_Instructions to follow:_ Print exactly the lines from the first one down to the line that contains "yticks = list(range(-8, 9, 2))", both included, and skip the pictures.

[Dataset rows]
....
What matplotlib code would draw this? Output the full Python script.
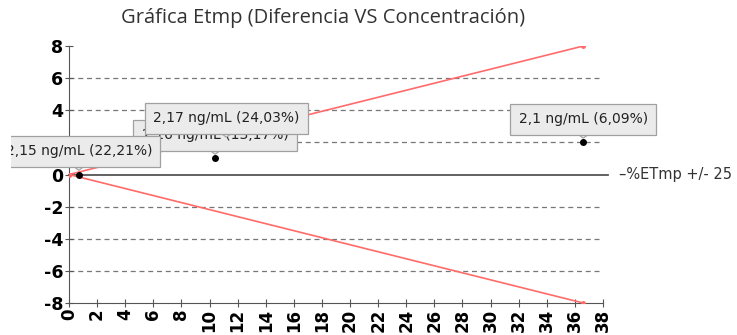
import matplotlib
matplotlib.use("Agg")
import matplotlib.pyplot as plt
from matplotlib.transforms import Bbox

# limit lines (+/- 25 %)
lim_x = [0, 36.6]
lim_up = [0, 8]
lim_dn = [0, -8]

# measured points: concentration vs difference
pt_x = [10.4, 11.2, 0.7, 36.6]
pt_y = [1.0, 2.06, 0.0, 2.0]
pt_lab = ["2,16 ng/mL (13,17%)", "2,17 ng/mL (24,03%)",
          "2,15 ng/mL (22,21%)", "2,1 ng/mL (6,09%)"]

xticks = list(range(0, 39, 2))
yticks = list(range(-8, 9, 2))

fig = plt.figure(figsize=(7.37, 3.35), dpi=100)
ax = fig.add_axes([69 / 737, 32 / 335, 534 / 737, 257 / 335])

for g in [-6, -4, -2, 2, 4, 6]:
    ax.axhline(g, color="#777777", lw=0.9, ls=(0, (4, 3)), zorder=1)
ax.plot([0, 1.01], [0, 0], transform=ax.get_yaxis_transform(),
        color="#555555", lw=1.3, clip_on=False, zorder=2)

ax.plot(lim_x, lim_up, color="#ff6b6b", lw=1.2, marker="o", ms=2.5, zorder=3)
ax.plot(lim_x, lim_dn, color="#ff6b6b", lw=1.2, marker="o", ms=2.5, zorder=3)
ax.plot(pt_x, pt_y, ls="none", marker="o", color="black", ms=4, zorder=4)

clip = Bbox([[11, 0], [737, 335]])
for i, (x, y, s) in enumerate(zip(pt_x, pt_y, pt_lab)):
    a = ax.annotate(s, (x, y), xytext=(0, 23), textcoords="offset pixels",
                    ha="center", va="center", fontsize=10, color="#222222",
                    bbox=dict(boxstyle="square,pad=0.6", fc="#ebebeb", ec="#a0a0a0", lw=0.9),
                    arrowprops=dict(arrowstyle="wedge,tail_width=0.6", fc="#ebebeb",
                                    ec="#a0a0a0", lw=0.8, shrinkA=0, shrinkB=3,
                                    relpos=(0.5, 0.0)),
                    zorder=5 + i, annotation_clip=False)
    if i == 2:
        a.set_clip_on(True)
        a.set_clip_box(clip)

ax.set_xlim(0, 38)
ax.set_ylim(-8, 8)
ax.set_xticks(xticks)
ax.set_xticklabels([str(v) for v in xticks], fontweight="bold")
ax.set_yticks(yticks)
ax.set_yticklabels([str(v) for v in yticks], fontweight="bold")
ax.tick_params(axis="x", labelrotation=90, labelsize=12, direction="inout",
               length=6, color="#555555", pad=1)
ax.tick_params(axis="y", labelsize=12.5, direction="inout", length=6,
               color="#555555", pad=1)
for sp in ["top", "right"]:
    ax.spines[sp].set_visible(False)
for sp in ["left", "bottom"]:
    ax.spines[sp].set_color("#555555")

fig.text(619 / 737, 1 - 174 / 335, "–%ETmp +/- 25", fontsize=10.5,
         color="#333333", va="center", ha="left")
fig.text(323 / 737, 1 - 18 / 335, "Gráfica Etmp (Diferencia VS Concentración)",
         fontsize=14.5, family="Open Sans", color="#333333", ha="center", va="center")

fig.savefig("out.png", dpi=100)
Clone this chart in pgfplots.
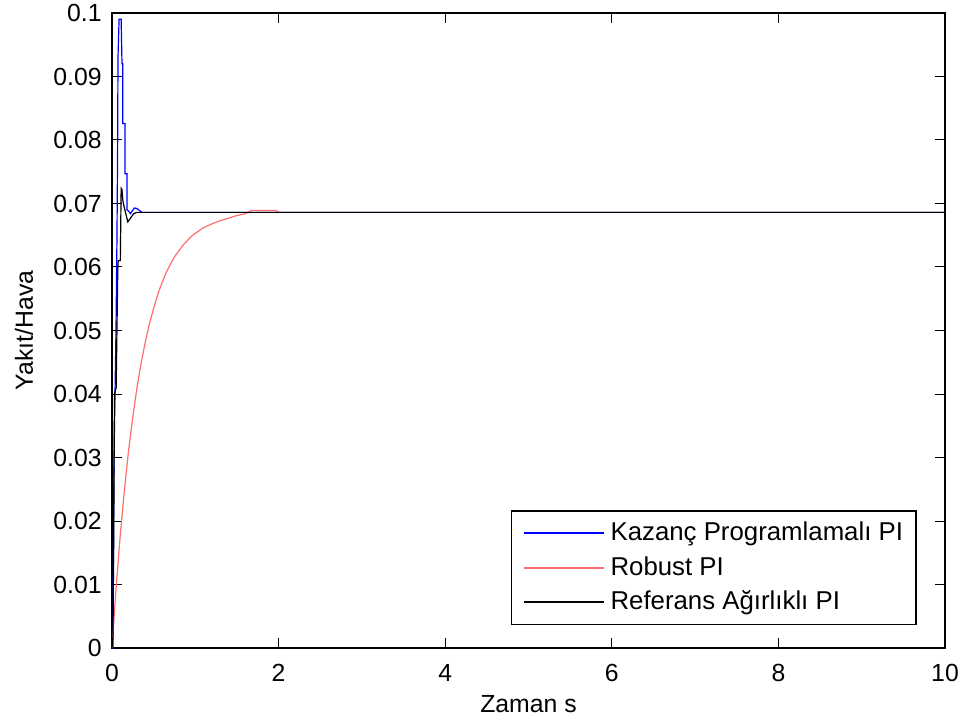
\documentclass[border=0pt]{standalone}
\usepackage{fontspec}
\setmainfont{Liberation Sans}
\usepackage{pgfplots}
\pgfplotsset{compat=1.18}
\definecolor{mblue}{RGB}{0,0,255}
\definecolor{mred}{RGB}{255,110,110}

\begin{document}
\fontsize{12.4}{14.8}\selectfont
\begin{tikzpicture}
\begin{axis}[
    scale only axis, width=416.5pt, height=317.5pt,
    xmin=0, xmax=10, ymin=0, ymax=0.1,
    xtick={0,2,4,6,8,10}, xticklabels={0,2,4,6,8,10},
    ytick={0,0.01,0.02,0.03,0.04,0.05,0.06,0.07,0.08,0.09,0.1},
    yticklabels={0,0.01,0.02,0.03,0.04,0.05,0.06,0.07,0.08,0.09,0.1},
    tick align=inside, major tick length=5pt,
    tick style={line width=0.5pt, black},
    axis line style={line width=0.6pt},
    xticklabel style={anchor=north, inner sep=0pt, yshift=-8pt},
    yticklabel style={anchor=east, inner sep=0pt, xshift=-5pt},
    xlabel={Zaman s}, ylabel={Yakıt/Hava},
    xlabel style={at={(axis description cs:0.5,-0.1008)}, anchor=base},
    ylabel style={at={(axis description cs:-0.095,0.5)}, anchor=base},
    legend cell align=left,
    legend style={at={(axis description cs:0.966,0.036)}, anchor=south east,
        draw, line width=0.6pt, inner xsep=5.5pt, inner ysep=5.5pt,
        row sep=6pt, column sep=2pt, font=\fontsize{12.9}{15}\selectfont,
        nodes={inner xsep=1pt, inner ysep=0pt}},
    legend image code/.code={\draw[#1, line width=1pt] (0pt,0pt) -- (40pt,0pt);},
]
% Kazanc Programlamali PI
\addplot[mblue, line width=0.6pt] coordinates {
    (0,0) (0.012,0) (0.018,0.0165) (0.024,0.030) (0.036,0.040) (0.048,0.050)
    (0.060,0.065) (0.068,0.080) (0.072,0.093) (0.085,0.099) (0.11,0.099)
    (0.12,0.092) (0.13,0.092) (0.13,0.0826) (0.155,0.0826) (0.155,0.0747)
    (0.18,0.0747) (0.18,0.0690) (0.20,0.0688) (0.22,0.0684) (0.27,0.0693)
    (0.30,0.0692) (0.36,0.0686) (10,0.0686)
};
\addlegendentry{Kazanç Programlamalı PI}
% Robust PI
\addplot[mred, line width=0.6pt] coordinates {
    (0,0) (0.05,0.0096) (0.10,0.0179) (0.15,0.0250) (0.20,0.0312)
    (0.25,0.0364) (0.30,0.0410) (0.35,0.0449) (0.40,0.0482) (0.45,0.0511)
    (0.50,0.0535) (0.55,0.0557) (0.60,0.0575) (0.65,0.0591) (0.70,0.0604)
    (0.75,0.0616) (0.80,0.0625) (0.85,0.0634) (0.90,0.0641) (0.95,0.0648)
    (1.00,0.0653) (1.10,0.0662) (1.20,0.0668) (1.30,0.0673) (1.40,0.0677)
    (1.50,0.0681) (1.60,0.0684) (1.67,0.0689) (1.97,0.0689) (2.0,0.0686) (10,0.0686)
};
\addlegendentry{Robust PI}
% Referans Agirlikli PI
\addplot[black, line width=0.6pt] coordinates {
    (0,0) (0.012,0.002) (0.020,0.016) (0.030,0.040) (0.050,0.041)
    (0.070,0.060) (0.075,0.061) (0.10,0.061) (0.11,0.0724) (0.12,0.0722)
    (0.13,0.0705) (0.145,0.0695) (0.19,0.0671) (0.26,0.0684) (0.30,0.0686)
    (10,0.0686)
};
\addlegendentry{Referans Ağırlıklı PI}
\end{axis}
\pgfresetboundingbox
\path ([shift={(-56pt,-37pt)}]current axis.south west)
    rectangle ([shift={(10.5pt,6.5pt)}]current axis.north east);
\end{tikzpicture}
\end{document}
....
_Result for this task:_
What matplotlib code would draw this? Output the full Python script.
import matplotlib
matplotlib.use("Agg")
import matplotlib.pyplot as plt
from matplotlib.transforms import Bbox

# limit lines (+/- 25 %)
lim_x = [0, 36.6]
lim_up = [0, 8]
lim_dn = [0, -8]

# measured points: concentration vs difference
pt_x = [10.4, 11.2, 0.7, 36.6]
pt_y = [1.0, 2.06, 0.0, 2.0]
pt_lab = ["2,16 ng/mL (13,17%)", "2,17 ng/mL (24,03%)",
          "2,15 ng/mL (22,21%)", "2,1 ng/mL (6,09%)"]

xticks = list(range(0, 39, 2))
yticks = list(range(-8, 9, 2))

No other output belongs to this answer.